Generäle Otto Weller (l) und Ferdinand Schörner im Jahr 1944

Nach mehreren Tagen intensiver Kämpfe gelang es den deutschen Truppen, die schwere Verluste erlitten hatten, dennoch, zwei Linien der sowjetischen Verteidigung zu durchbrechen. Der Kommandeur der 3. Ukrainischen Front, Marschall Fjodor Tolbuchin, appellierte an das sowjetische Hauptquartier, ihm den Einsatz der 9. Garde-Armee in Reserve zu ermöglichen. Sein Antrag wurde abgelehnt. Die Armee werde für eine Offensive gegen Österreich gebraucht. Er wurde angewiesen, mit den verfügbaren Streitkräften auszukommen.

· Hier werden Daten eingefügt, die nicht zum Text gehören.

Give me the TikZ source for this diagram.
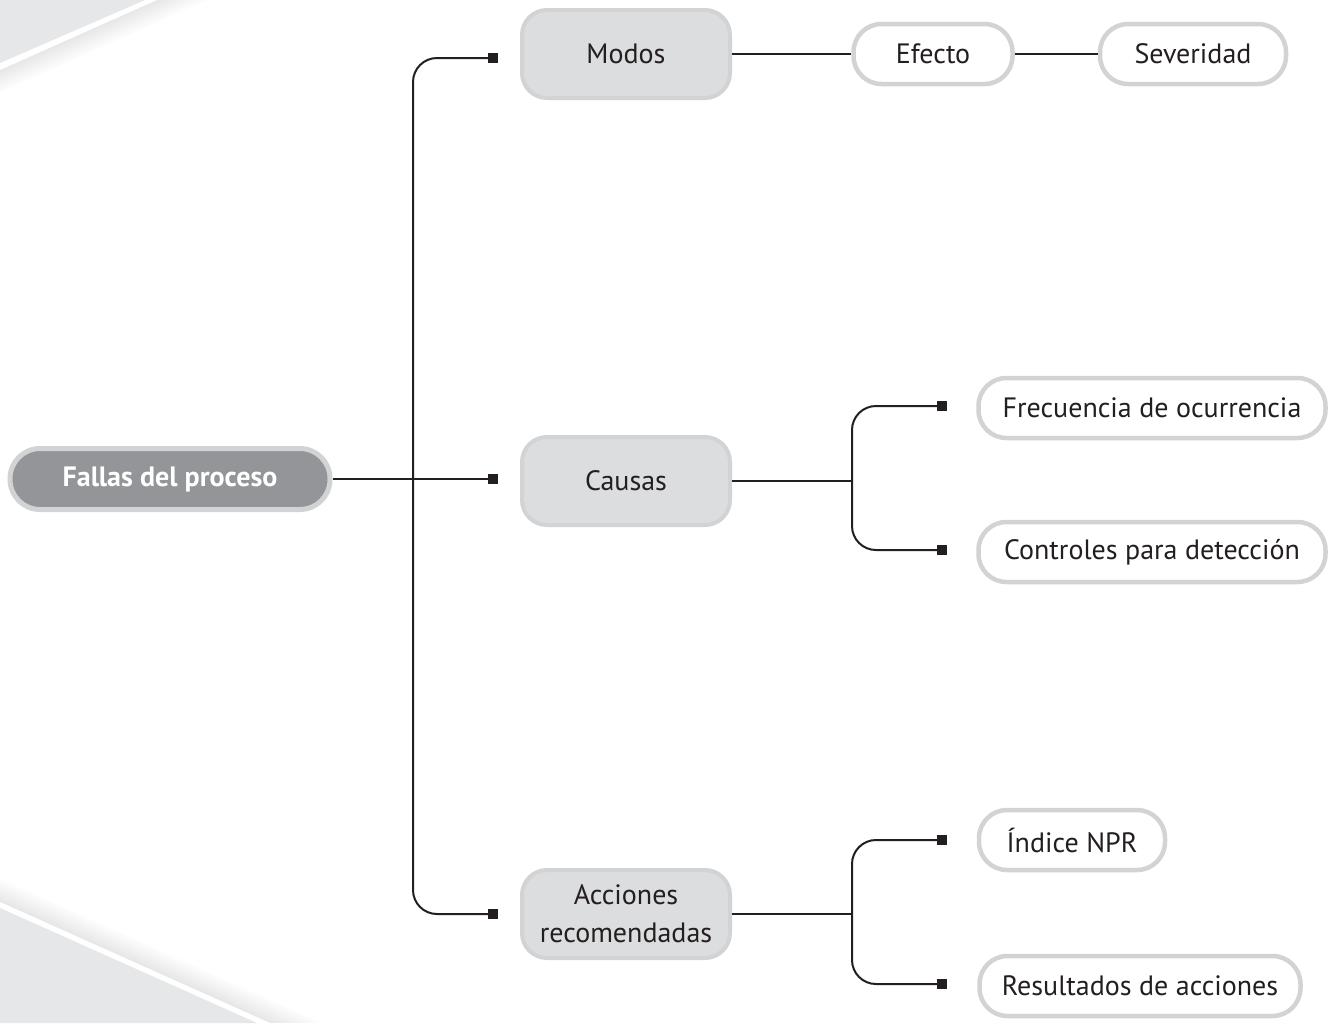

Trotz einiger lokaler Erfolge ging der deutschen Offensive langsam die Luft aus. Die Deutschen kamen maximal auf 30 Kilometer heran an die sowjetischen Stellungen und mussten ab dem 15. März in die Defensive gehen. „Alle Chancen auf einen großen Erfolg sind verflogen, schrieb Heinz Guderian in seinen Memoiren (rus): „Die bisher hohe Kampfmoral der SS-Divisionen war jetzt gebrochen. Unter dem Deckmantel der hartnäckig widerstandsfähigen Panzerbesatzungen zogen sich ganze Formationen entgegen der Befehle zurück. Es war kein Verlass mehr. Hitler verlor die Geduld. Wutentbrannt befahl er, den Soldaten die Abzeichen von der Uniform zu reißen.“ 

Nachdem die 6. SS-Panzerarmee im Gemetzel am Plattensee über 250 Panzer und selbstfahrende Kanonen verloren hatte, war sie keine bedeutende Streitmacht mehr. Bereits am 16. März, am Tag nach dem Ende der Operation „Frühlingserwachen“, startete die Rote Armee ihre Wiener Offensive, und bald war ganz Ungarn von deutschen Truppen befreit.